At the age of 13, I was diagnosed with Limb Girdle Muscular Dystrophy type 2D. This is a life-limiting muscle wasting condition that affects my shoulders and arms including my hips. I won’t lie I feared any future plans, even refusing to use a wheelchair when I needed too. But, by having a close network of family and friends I became really positive. The saying no-one can stop you from achieving your dreams is true, despite my disability I have achieved so much from graduating with a 2:1 from Hull School of Art & Design, to being named Digital Student of The Year 2016.
After, being diagnosed there were times when I was in denial to what I had heard and was being told. It got to the point were I refused to use my wheelchair because I was afraid what other people would think.
The fear knowing one day I would be in a wheelchair for the rest of my life scared the living day out of me. But from speaking to wheelchair users I managed to gain confidence to use my wheelchair. Also, it was from a strong family network off my parents and siblings that helped me overcome my fear.
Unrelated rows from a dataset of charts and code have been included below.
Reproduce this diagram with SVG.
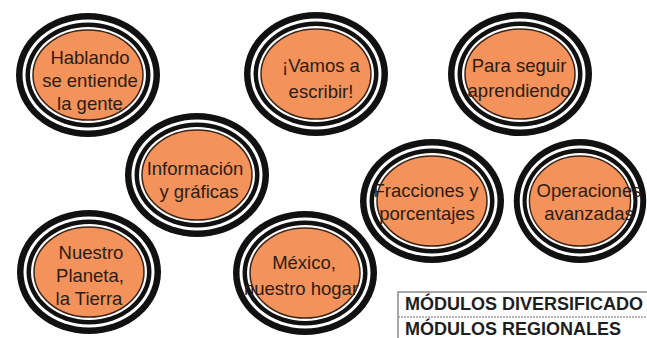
<svg xmlns="http://www.w3.org/2000/svg" xmlns:xlink="http://www.w3.org/1999/xlink" width="647" height="338" viewBox="0 0 647 338">
<style>
.lbl{font-family:"Liberation Sans",Arial,sans-serif;font-size:18.5px;fill:#2b1d14;text-anchor:middle}
.tbl{font-family:"Liberation Sans",Arial,sans-serif;font-size:18px;font-weight:bold;fill:#1e1e1e}
.blk{fill:#111}
.wht{fill:#fff}
.org{fill:#f4925c;stroke:#3a2416;stroke-width:1.5}
</style>
<defs>
<g id="ring">
<ellipse class="blk" rx="72" ry="62"/>
<ellipse class="wht" rx="65.5" ry="55.5"/>
<ellipse class="blk" rx="62.5" ry="52.5"/>
<ellipse class="wht" rx="58" ry="48"/>
<ellipse class="org" rx="55" ry="45"/>
</g>
</defs>
<rect width="647" height="338" fill="#fff"/>
<g id="connectors"/>
<g id="n-hablando">
<use xlink:href="#ring" transform="translate(88,75)"/>
<text class="lbl" x="90" y="64">Hablando<tspan x="90" dy="23">se entiende</tspan><tspan x="90" dy="23">la gente</tspan></text>
</g>
<g id="n-vamos">
<use xlink:href="#ring" transform="translate(316,74)"/>
<text class="lbl" x="321" y="72">¡Vamos a<tspan x="321" dy="26">escribir!</tspan></text>
</g>
<g id="n-seguir">
<use xlink:href="#ring" transform="translate(520,74)"/>
<text class="lbl" x="519" y="72">Para seguir<tspan x="519" dy="25">aprendiendo</tspan></text>
</g>
<g id="n-informacion">
<use xlink:href="#ring" transform="translate(197,175)"/>
<text class="lbl" x="195" y="175">Información<tspan x="199" dy="23">y gráficas</tspan></text>
</g>
<g id="n-fracciones">
<use xlink:href="#ring" transform="translate(432,201)"/>
<text class="lbl" x="426" y="197">Fracciones y<tspan x="427" dy="23">porcentajes</tspan></text>
</g>
<g id="n-operaciones">
<use xlink:href="#ring" transform="translate(580,201) scale(0.92,1)"/>
<text class="lbl" x="589" y="197">Operaciones<tspan x="589" dy="23">avanzadas</tspan></text>
</g>
<g id="n-planeta">
<use xlink:href="#ring" transform="translate(89,272)"/>
<text class="lbl" x="91" y="259">Nuestro<tspan x="90" dy="23">Planeta,</tspan><tspan x="89" dy="23">la Tierra</tspan></text>
</g>
<g id="n-mexico">
<use xlink:href="#ring" transform="translate(305,273)"/>
<text class="lbl" x="304" y="269">México,<tspan x="301" dy="26">nuestro hogar</tspan></text>
</g>
<g id="table">
<path d="M398 339 V292 H647" fill="none" stroke="#8a8a8a" stroke-width="1.5"/>
<line x1="398" y1="317" x2="647" y2="317" stroke="#9a9a9a" stroke-width="1.5" stroke-dasharray="2 1"/>
<text class="tbl" x="405" y="310">MÓDULOS DIVERSIFICADO</text>
<text class="tbl" x="405" y="335">MÓDULOS REGIONALES</text>
</g>
</svg>
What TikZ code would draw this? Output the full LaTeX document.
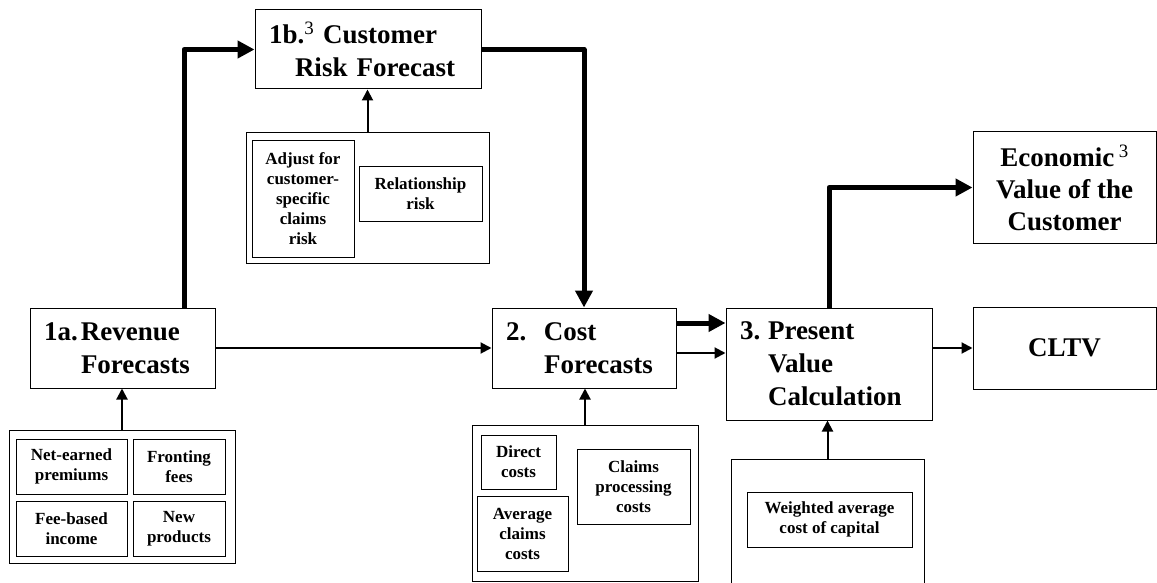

I’m extremely thankful of that as I fear where I would be now – full-time wheelchair user.
The most useful advice that I could give was talking to people, especially those who were diagnosed with the same or similar condition as myself. There are always people who you can speak to. I gained a lot of confidence and knowledge knowing that I wasn’t by myself. My parents were able to speak to other families who had experienced the same diagnosis.
There will come a time were you will accept your diagnosis and begin to plan your future. It may seem strange to change any future plans but they may not need changing entirely – there are different ways of doing any plans you have. As a wheelchair user I was concerned about going to university as I thought about equipment that I would need. After speaking to disabled graduates and a disability advisor I discovered services that I could use.
Socialising with individuals who have been through the diagnosis stage can really help you accept your condition. There are many benefits from this not only are you gaining confidence speaking to people about your diagnosis, you are able to share experiences of how to tackle obstacles that you may face. The power of voice can really put your mind at ease that you are not alone. There may be times were you want to research into your diagnosis but the internet can be very intimidating and make you panic more.
Set goals throughout your life that you want to achieve – We all have a wish list of adventures and tasks that we want to achieve from learning how to drive to graduating from university. Well you can do all of these if you put your mind to it and simply remember no one can stop you. There may be a way of doing it differently to those without a condition, but you can still achieve it.
So just remember you can achieve anything you want if you put your mind to it.